White Label Social Networks. Since 2005, many companies have strived to create their “own Facebooks, YouTubes and Twitters” for their employees, partners or customers. Their small size and focus makes them victims of Metcalf’s Law—when it was free, the average Ning network had less than 10 people. To combat this, they need to focus their perceived value as high as possible—and to relentless focus on business returns that outweigh their costs. Some have done this; others have not.

What is the ‘Magic Number’ of market leaders in Tech?

Jack Welch used to say, “Be Number 1 or Number 2 (or else get out of the market).” The operating principle of this was that the Number 1 company set the direction; the Number two company continuously challenged the leader; and everyone else was a reactive “me too” follower. Does this same “Magic Number” apply in the information technology and software world (where innovation is continuous and new markets emerge every 1-2 years thank to Moore’s Law)?

The Case for Four Market Leaders

When I first through about this, I said to myself, “In tech, the ‘magic number’ is four.” Just take a look at the “Four Horsemen of the Internet” (in the 1990s); the Browser Wars (IE, Mozilla, Chrome and Safari); mobile platforms (Android, iOS, RIM and Windows – with PalmOS left out in the cold); or servers (Dell, HP, Sun-Oracle and IBM).

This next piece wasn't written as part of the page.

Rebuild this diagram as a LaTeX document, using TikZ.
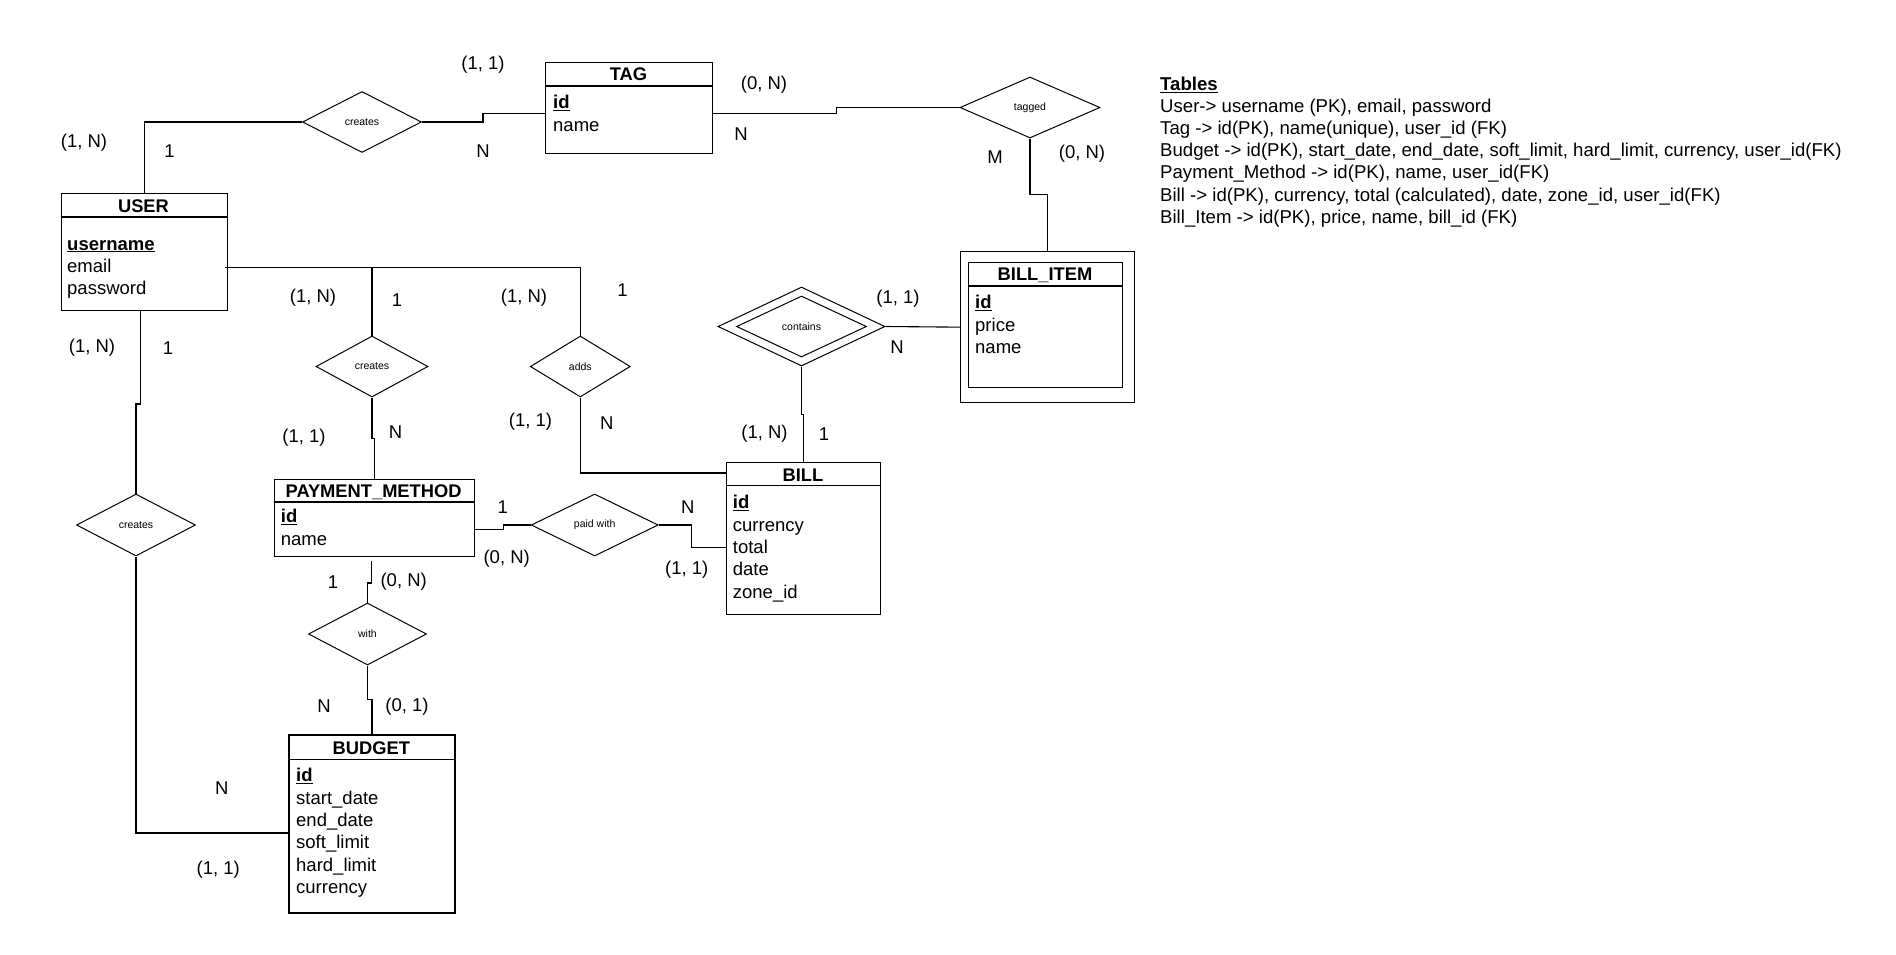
\documentclass[tikz,border=0pt]{standalone}
\usepackage{fontspec}
\setmainfont{Liberation Sans}
\usetikzlibrary{shapes.geometric,calc}
\begin{document}
\begin{tikzpicture}[x=1pt,y=-1pt,
  ent/.style={draw, line width=1.3pt, anchor=north west, inner sep=0pt},
  sepline/.style={line width=1.1pt},
  rel/.style={draw, diamond, aspect=2, inner sep=0pt, line width=1.0pt, font=\fontsize{10.5}{12}\selectfont},
  ttl/.style={font=\fontsize{18.3}{22}\selectfont\bfseries, anchor=base, inner sep=0pt},
  att/.style={font=\fontsize{18.5}{22}\selectfont, anchor=base west, inner sep=0pt},
  tbl/.style={font=\fontsize{18.6}{22}\selectfont, anchor=base west, inner sep=0pt},
  card/.style={font=\fontsize{18.5}{22}\selectfont, inner sep=0pt},
  conn/.style={draw, line width=1.1pt}]
\fill[white] (0,0) rectangle (1896,954);
\useasboundingbox (0,0) rectangle (1896,954);

% ---------- entities ----------
% USER
\node[ent, minimum width=166pt, minimum height=117pt] (user) at (60.5,193) {};
\draw[sepline] ($(user.north west)+(0,24)$) -- ($(user.north east)+(0,24)$);
\node[ttl] (user-t) at (143.5,212.5) {USER};
\node[att] (user-a0) at (67,250) {\underline{\textbf{username}}};
\node[att] (user-a1) at (67,272.4) {email};
\node[att] (user-a2) at (67,294.8) {password};

% TAG
\node[ent, minimum width=167pt, minimum height=91pt] (tag) at (545,62) {};
\draw[sepline] ($(tag.north west)+(0,24)$) -- ($(tag.north east)+(0,24)$);
\node[ttl] (tag-t) at (628.5,80.8) {TAG};
\node[att] (tag-a0) at (553,108.7) {\underline{\textbf{id}}};
\node[att] (tag-a1) at (553,131.1) {name};

% PAYMENT_METHOD
\node[ent, minimum width=200pt, minimum height=77pt] (pm) at (273.6,479) {};
\draw[sepline] ($(pm.north west)+(0,23)$) -- ($(pm.north east)+(0,23)$);
\node[ttl] (pm-t) at (373.6,497.4) {PAYMENT\_METHOD};
\node[att] (pm-a0) at (280.7,522.7) {\underline{\textbf{id}}};
\node[att] (pm-a1) at (280.7,545.1) {name};

% BILL
\node[ent, minimum width=154.3pt, minimum height=152.3pt] (bill) at (725.7,461.7) {};
\draw[sepline] ($(bill.north west)+(0,24)$) -- ($(bill.north east)+(0,24)$);
\node[ttl] (bill-t) at (802.9,481.4) {BILL};
\node[att] (bill-a0) at (732.7,508.7) {\underline{\textbf{id}}};
\node[att] (bill-a1) at (732.7,531.1) {currency};
\node[att] (bill-a2) at (732.7,553.5) {total};
\node[att] (bill-a3) at (732.7,575.9) {date};
\node[att] (bill-a4) at (732.7,598.3) {zone\_id};

% BUDGET
\node[ent, minimum width=166pt, minimum height=177.3pt] (budget) at (288.3,735) {};
\draw[line width=1.9pt] (budget.north west) -- (budget.north east);
\draw[sepline] ($(budget.north west)+(0,24.3)$) -- ($(budget.north east)+(0,24.3)$);
\node[ttl] (budget-t) at (371.3,754.8) {BUDGET};
\node[att] (budget-a0) at (296,781.7) {\underline{\textbf{id}}};
\node[att] (budget-a1) at (296,804.1) {start\_date};
\node[att] (budget-a2) at (296,826.5) {end\_date};
\node[att] (budget-a3) at (296,848.9) {soft\_limit};
\node[att] (budget-a4) at (296,871.3) {hard\_limit};
\node[att] (budget-a5) at (296,893.7) {currency};

% BILL_ITEM (weak entity)
\node[ent, minimum width=174pt, minimum height=151pt] (bio) at (960,251) {};
\node[ent, minimum width=154pt, minimum height=125pt] (bi) at (968,262) {};
\draw[sepline] ($(bi.north west)+(0,24)$) -- ($(bi.north east)+(0,24)$);
\node[ttl] (bi-t) at (1045,280.8) {BILL\_ITEM};
\node[att] (bi-a0) at (975,308.7) {\underline{\textbf{id}}};
\node[att] (bi-a1) at (975,331.1) {price};
\node[att] (bi-a2) at (975,353.5) {name};

% ---------- relationships ----------
\node[rel, minimum width=119pt, minimum height=61pt] (tcr) at (362,122) {creates};
\node[rel, minimum width=140pt, minimum height=61pt] (tagged) at (1030,107.5) {tagged};
\node[rel, minimum width=167pt, minimum height=79pt] (conto) at (801.5,326.5) {};
\node[rel, minimum width=130pt, minimum height=61pt] (cont) at (801.5,326.5) {contains};
\node[rel, minimum width=100pt, minimum height=61pt] (adds) at (580.3,366.5) {adds};
\node[rel, minimum width=112pt, minimum height=61pt] (mcr) at (372,366.5) {creates};
\node[rel, minimum width=119pt, minimum height=62pt] (lcr) at (136,525) {creates};
\node[rel, minimum width=127pt, minimum height=62pt] (paid) at (594.7,525) {paid with};
\node[rel, minimum width=118pt, minimum height=62pt] (with) at (367.5,634) {with};

% ---------- connectors ----------
\coordinate (uemail) at ($(user.east)+(-3,15.5)$);
\draw[conn] (user.north) |- (tcr.west);
\draw[conn] (tcr.east) -- ++(61,0) |- ($(tag.west)+(0,5.5)$);
\draw[conn] ($(tag.east)+(0,5.5)$) -- ++(123,0) |- (tagged.west);
\draw[conn] (tagged.south) -- ++(0,56) -| (bio.north);
\draw[conn] (conto.east) -- (bio.west);
\draw[conn] (conto.south) -- ++(0,48) -| (bill.north);
\draw[conn] (uemail) -| (adds.north);
\draw[conn] (mcr.north) -- (mcr.north |- uemail);
\draw[conn] (mcr.south) -- ++(0,41) -| (pm.north);
\draw[conn] (adds.south) |- ($(bill.north west)+(0,11.3)$);
\draw[conn] ($(pm.east)+(0,11.5)$) -- ++(28.2,0) |- (paid.west);
\draw[conn] (paid.east) -- ++(33,0) |- ($(bill.west)+(0,9.2)$);
\draw[conn] ($(pm.south)+(-2.5,4)$) -- ++(0,21.7) -| (with.north);
\draw[conn] (with.south) -- ++(0,34.3) -| (budget.north);
\draw[conn] ($(user.south)+(-3.5,0)$) -- ++(0,92.7) -| (lcr.north);
\draw[conn] (lcr.south) |- ($(budget.west)+(0,8.7)$);

% ---------- cardinalities ----------
\node[card] (c1) at (483,65) {(1, 1)};
\node[card] (c2) at (84,143) {(1, N)};
\node[card] (c3) at (169.5,151) {1};
\node[card] (c4) at (483,151) {N};
\node[card] (c5) at (764,85) {(0, N)};
\node[card] (c6) at (741,134) {N};
\node[card] (c7) at (995,157) {M};
\node[card] (c8) at (1082,154) {(0, N)};
\node[card] (c9) at (313,298) {(1, N)};
\node[card] (c10) at (397,300) {1};
\node[card] (c11) at (524,298) {(1, N)};
\node[card] (c12) at (622.6,290) {1};
\node[card] (c13) at (898,299) {(1, 1)};
\node[card] (c14) at (897,347) {N};
\node[card] (c15) at (92,348) {(1, N)};
\node[card] (c16) at (168,348) {1};
\node[card] (c17) at (304,438) {(1, 1)};
\node[card] (c18) at (395.6,431.7) {N};
\node[card] (c19) at (530.5,422) {(1, 1)};
\node[card] (c20) at (606.7,423) {N};
\node[card] (c21) at (764.5,434) {(1, N)};
\node[card] (c22) at (824,434) {1};
\node[card] (c23) at (502.7,506.7) {1};
\node[card] (c24) at (506.7,559) {(0, N)};
\node[card] (c25) at (687.7,506.7) {N};
\node[card] (c26) at (686.7,570) {(1, 1)};
\node[card] (c27) at (333,581.7) {1};
\node[card] (c28) at (403.7,582) {(0, N)};
\node[card] (c29) at (324,705.7) {N};
\node[card] (c30) at (407,707) {(0, 1)};
\node[card] (c31) at (221.7,788.3) {N};
\node[card] (c32) at (218.3,870) {(1, 1)};

% ---------- tables list ----------
\node[tbl] (t0) at (1160,90.7) {\underline{\textbf{Tables}}};
\node[tbl] (t1) at (1160,112.6) {User-> username (PK), email, password};
\node[tbl] (t2) at (1160,134.7) {Tag -> id(PK), name(unique), user\_id (FK)};
\node[tbl] (t3) at (1160,156.8) {Budget -> id(PK), start\_date, end\_date, soft\_limit, hard\_limit, currency, user\_id(FK)};
\node[tbl] (t4) at (1160,178.9) {Payment\_Method -> id(PK), name, user\_id(FK)};
\node[tbl] (t5) at (1160,201.0) {Bill -> id(PK), currency, total (calculated), date, zone\_id, user\_id(FK)};
\node[tbl] (t6) at (1160,223.1) {Bill\_Item -> id(PK), price, name, bill\_id (FK)};
\end{tikzpicture}
\end{document}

But then I thought about other tech product categories and wondered about…

The Case for Three Market Leaders

Perhaps the case for the number of tech market leaders if three. In the Browser wars you could argue that Safari is a special case (Mac-focused) and the war is between IE, Mozilla and Chrome. In social media we have Facebook, Twitter and LinkedIN (with many wannabees). In the business applications space you also have IBM and Oracle buying every business vertical leader in sight to fill out a three-way competition with Microsoft. In search you have Google against Bing and Yahoo! (apologies to my old employer, AOL).

But are these really just pre-cursors to real ways between two leaders?

Jack’s Case: Two Market Leaders

Maybe Jack was right (he was about many, many things) and it really comes down to “Number 1 vs. Number 2 (with everyone else on the sidelines). In the database world this is Oracle vs. Microsoft. In the OS world it is Mac vs. Windows (in PCs) and Linux vs. Windows (in Servers). In the chip world it is Intel vs. AMD. You have Java vs. .NET in computer programming…

So What is the Answer?

I think the answer is one of life cycle and level. New markets can support four leaders. As they mature and settle out they will move to three for the “higher-level” items like applications (the speed of innovation will keep this from setting down to two – just look at what Salesforce is doing in CRM). If they are more “fundamental” like platforms or computing languages (things that require enormous capital and training investments to change) they will settle down to two (just like Jack said).